Today’s guest post comes from John Lee, one of my fellow Hot From the Kettle writers and a co-teacher my recent Williams Sonoma cooking demonstrations. John’s writings, recipes and photographs can be found at Black Tie and Flip Flops and he can be found on Twitter at @JohnLeeSandiego. Here’s here today to share his recipe for Pumpkin Ginger Soup
This is one of those super easy recipes that serve as a great appetizer course or just a great Saturday lunch.

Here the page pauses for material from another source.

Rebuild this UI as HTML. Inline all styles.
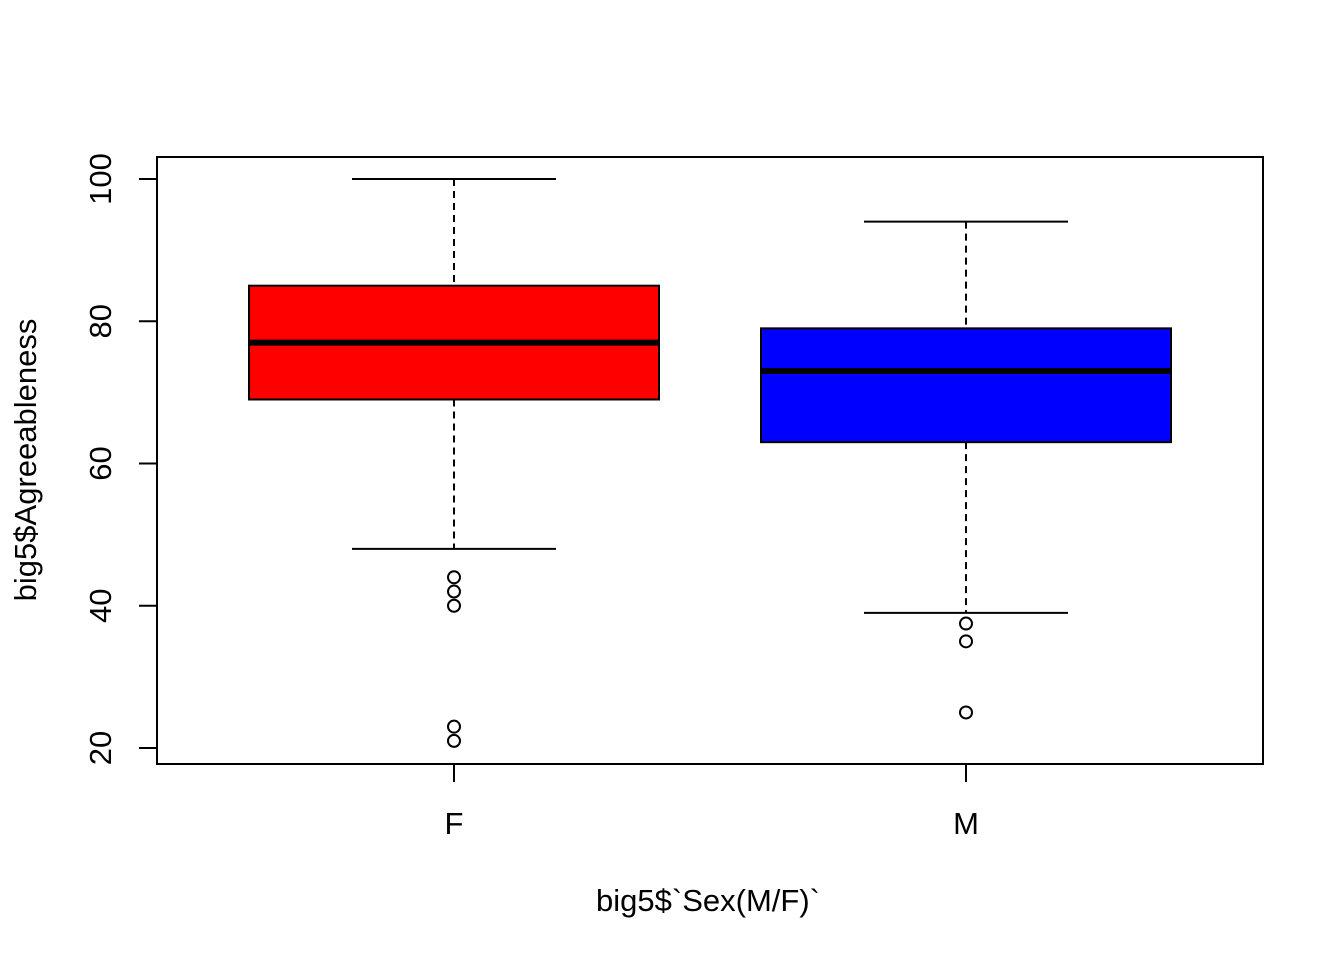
<!DOCTYPE html>
<html><head><meta charset="utf-8"><style>body{margin:0;background:#fff}svg{display:block}text{font-family:"Liberation Sans",Arial,sans-serif;font-size:31px;fill:#000}</style></head>
<body>
<svg id="chart" width="1344" height="960">
<rect x="157" y="157" width="1106" height="607" fill="none" stroke="#000" stroke-width="2"/>
<g id="marks"></g>
<g id="axes"></g>
<text x="708" y="911" text-anchor="middle">big5$`Sex(M/F)`</text>
<text transform="translate(36,460) rotate(-90)" text-anchor="middle">big5$Agreeableness</text>
</svg>
<script>
const categories=["F","M"];
const colors=["#ff0000","#0000ff"];
const whiskerLow=[48,39];
const q1=[69,63];
const median=[77,73];
const q3=[85,79];
const whiskerHigh=[100,94];
const outliers=[[44,42,40,23,21],[37.5,35,25]];
const yTicks=[20,40,60,80,100];
const NS="http://www.w3.org/2000/svg";
const y=v=>748-(v-20)*(748-179)/80;
const x=i=>454+i*512;
const halfW=205, capW=102;
function mk(tag,attrs,parent){const e=document.createElementNS(NS,tag);for(const k in attrs)e.setAttribute(k,attrs[k]);parent.appendChild(e);return e;}
const marks=document.getElementById('marks'), axes=document.getElementById('axes');
categories.forEach((c,i)=>{
  const cx=x(i);
  let e=mk('line',{x1:cx,x2:cx,y1:y(whiskerHigh[i]),y2:y(q3[i]),stroke:'#000','stroke-width':2,'stroke-dasharray':'7,5'},marks);
  
  
  e=mk('line',{x1:cx,x2:cx,y1:y(q1[i]),y2:y(whiskerLow[i]),stroke:'#000','stroke-width':2,'stroke-dasharray':'7,5'},marks);
  
  
  e=mk('line',{x1:cx-capW,x2:cx+capW,y1:y(whiskerHigh[i]),y2:y(whiskerHigh[i]),stroke:'#000','stroke-width':2},marks);
  
  
  e=mk('line',{x1:cx-capW,x2:cx+capW,y1:y(whiskerLow[i]),y2:y(whiskerLow[i]),stroke:'#000','stroke-width':2},marks);
  
  
  e=mk('rect',{x:cx-halfW,y:y(q3[i]),width:2*halfW,height:y(q1[i])-y(q3[i]),fill:colors[i],stroke:'#000','stroke-width':2},marks);
  
  
  e=mk('line',{x1:cx-halfW,x2:cx+halfW,y1:y(median[i]),y2:y(median[i]),stroke:'#000','stroke-width':6},marks);
  
  
  outliers[i].forEach(v=>{
    const o=mk('circle',{cx:cx,cy:y(v),r:6,fill:'none',stroke:'#000','stroke-width':2},marks);
    
    
  });
  e=mk('line',{x1:cx,x2:cx,y1:764,y2:782,stroke:'#000','stroke-width':2},axes);
  
  
  e=mk('text',{x:cx,y:834,'text-anchor':'middle'},axes);e.textContent=c;
  
  
});
yTicks.forEach(v=>{
  let e=mk('line',{x1:139,x2:157,y1:y(v),y2:y(v),stroke:'#000','stroke-width':2},axes);
  
  
  e=mk('text',{transform:`translate(111,${y(v)}) rotate(-90)`,'text-anchor':'middle'},axes);e.textContent=v;
  
  
});
</script>
</body></html>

I love it as a “planned leftover”: serve it in espresso cups as “soup shooter” and send the rest home with guests as an after dinner favor.
Pumpkin Ginger Soup
- 3 cups pumpkin puree
- 2 cups Vegetable Stock
- ¾ cup coconut milk
- 2 tablespoons lemon juice, fresh squeezed
- 1 tablespoon ginger, minced
In a large pot combine pumpkin puree, stock and coconut milk and mix well until smooth. Blend in lemon juice and ginger. Bring to a boil then reduce to a simmer and cook for 5 minutes. Serve.
You won’t notice the lemon juice unless you leave it out. The wee bit of acid from the lemon really wakes up the pumpkin flavours. Remember this trick for butternut soup and all other dishes using squash (including zucchini bread).